Bob Crow has the last laugh.

It can mean only one thing when someone few had a good word for while alive is praised to the skies when they pass on: those making the tributes are glad their adversary is gone. The political figures marking the untimely death of Bob Crow know that the most visible and effective trade union leader in a generation will no longer be there to call their boneheaded, knee-jerk anti-worker nonsense out for exactly what it is.

There is little in politics that inspires hatred quite like success.  Time after time, thanks to knowing when to fight his battles and also, admittedly, due to how the RMT was one of the few unions left with the power to gridlock parts of the capital if it is so wished, Bob Crow succeeded in either saving the jobs of his members or improving their pay and conditions.  As is now only being made clear in the obituaries, he combined his outward militancy and apparent obstinacy with a willingness to compromise once the RMT had succeeded in getting the employers to the negotiating table.
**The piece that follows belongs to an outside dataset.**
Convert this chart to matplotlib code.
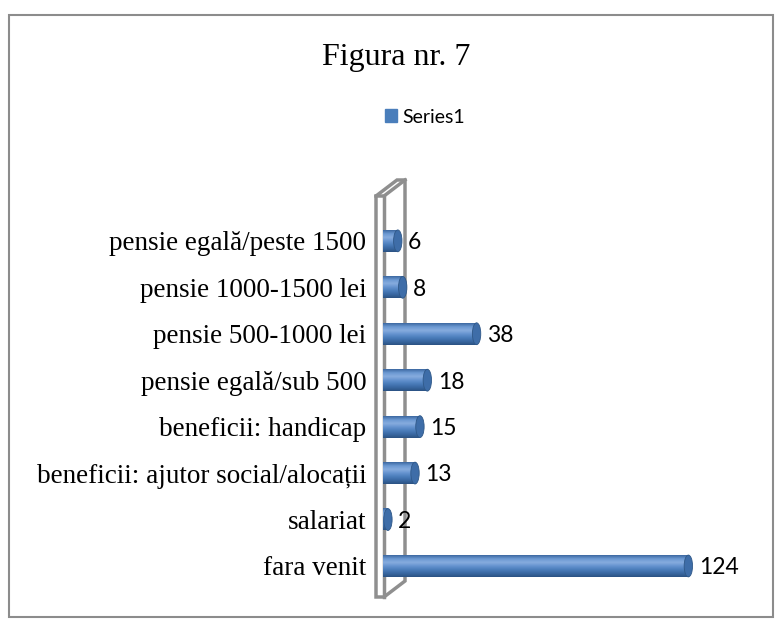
import numpy as np
import matplotlib.pyplot as plt
from matplotlib.patches import Rectangle, Polygon, Ellipse, Patch
from matplotlib.colors import LinearSegmentedColormap

categories = ['fara venit', 'salariat', 'beneficii: ajutor social/alocații',
              'beneficii: handicap', 'pensie egală/sub 500', 'pensie 500-1000 lei',
              'pensie 1000-1500 lei', 'pensie egală/peste 1500']
values = [124, 2, 13, 15, 18, 38, 8, 6]

W, H = 782, 627
fig = plt.figure(figsize=(W / 100, H / 100), dpi=100)

def fx(px):
    return px / W

def fy(py):
    return 1 - py / H

# outer chart border
fig.patches.append(Rectangle((fx(9), fy(617)), fx(764), (602) / H, transform=fig.transFigure,
                             fill=False, edgecolor='#8c8c8c', linewidth=1.5))

# 3d wall behind the category axis
gray = '#8f8f8f'
fig.patches.append(Polygon([(fx(376), fy(196)), (fx(397), fy(180)), (fx(405), fy(180)),
                            (fx(405), fy(581)), (fx(384), fy(597)), (fx(376), fy(597))],
                           closed=True, transform=fig.transFigure,
                           fill=False, edgecolor=gray, linewidth=2.5))
fig.add_artist(plt.Line2D([fx(384), fx(384)], [fy(196), fy(597)], transform=fig.transFigure,
                          color=gray, linewidth=2.5))
fig.add_artist(plt.Line2D([fx(376), fx(384), fx(405)], [fy(196), fy(196), fy(180)],
                          transform=fig.transFigure, color=gray, linewidth=2.5))

ax = fig.add_axes([fx(383), fy(595), fx(745) - fx(383), (595 - 180) / H])
ax.patch.set_alpha(0)
ax.set_zorder(3)

cyl = LinearSegmentedColormap.from_list('cyl', ['#2B5283', '#3A68A2', '#4A7DBA', '#6593CF',
                                                '#86ACDE', '#6C99D2', '#3D69A2'])
grad = np.linspace(0, 1, 64).reshape(-1, 1)

pos = list(range(len(values)))
bh = 0.47
for p, v in zip(pos, values):
    ax.imshow(grad, extent=(0, v, p - bh / 2, p + bh / 2), origin='lower', aspect='auto',
              cmap=cyl, interpolation='bilinear', zorder=2)
    ax.add_patch(Ellipse((v, p), 3.4, bh, facecolor='#3E6DA8', edgecolor='#2F5888',
                         linewidth=0.6, zorder=3))
    ax.text(v + 4.2, p - 0.04, str(v), va='center', ha='left', fontsize=16.5,
            fontfamily='Lato', color='black')

ax.set_xlim(0, 147)
ax.set_ylim(-0.625, 8.31)
ax.set_yticks(pos)
ax.set_yticklabels(categories, fontfamily='Liberation Serif', fontsize=19.5)
ax.tick_params(axis='y', length=0, pad=12)
ax.set_xticks([])
for s in ax.spines.values():
    s.set_visible(False)

fig.text(fx(396), fy(58), 'Figura nr. 7', ha='center', va='center',
         fontfamily='Liberation Serif', fontsize=23)
fig.legend(handles=[Patch(facecolor='#4A7EBB', edgecolor='#4A7EBB', label='Series1')],
           loc='center', bbox_to_anchor=(fx(425), fy(117)), frameon=False,
           prop={'family': 'Lato', 'size': 14}, handlelength=0.6, handleheight=0.6,
           handletextpad=0.3)

fig.savefig('out.png', dpi=100)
This was precisely what happened after last month's 48 hour tube stoppage: it was only once the strike started that there was any movement from London Underground Limited.

For doing his job well he was naturally vilified, albeit only by the ever backwards looking right-wing press, with the Tories following closely behind.  Constantly wanting to relive what they consider their past glories, believing that the overall fall in union membership obviously means that everyone hates the unions as much as they do, they only made themselves look ever more foolish.  It reached the stage last month when every time Boris Johnson appeared it was pointed out that if the same rules he demanded for unions, of a 50% support threshold for a strike to go ahead, were applied to the mayoral election then he wouldn't have won outright either.  As for the media, much the same was the case when journalists desperately tried to find commuters outraged at not being able to use the tube for a whole 2 days, amazed that the majority seemed sympathetic towards the opposition to the closing of ticket offices with staff being made redundant.

Not that even the likes of the Graun were averse to making it personal.  That despite earning £145,000 a year Crow continued to live in a council house was apparent evidence of his hypocrisy, as though his moving out would make the slightest difference to available housing stock or stop his political opponents attacking him.  Nor should he have gone on holiday just days before the strike when the paparazzo were just bound to follow him, instructed to follow an overweight middle-aged man to Brazil rather than do their usual job of sticking camera lenses up celebrities' skirts.

Crow's legacy ought to be obvious.  Far from him being the last of his kind, what's needed now more than ever are union leaders who aren't afraid to stand up for their members, who will make the case for the working classes, and who will fight for solidarity in the 21st century against those who all but suggest such organisations are no longer needed.  Also apparent is the Labour party is no longer the vehicle for such a stance, an indictment of where the party has ended up.  When Boris Johnson can make an on camera tribute, it is the height of cowardice for Ed Miliband not to, out of some apparent perverse fear that it will be later used against him.  Crow would have laughed at such behaviour, just as he so often had the last one.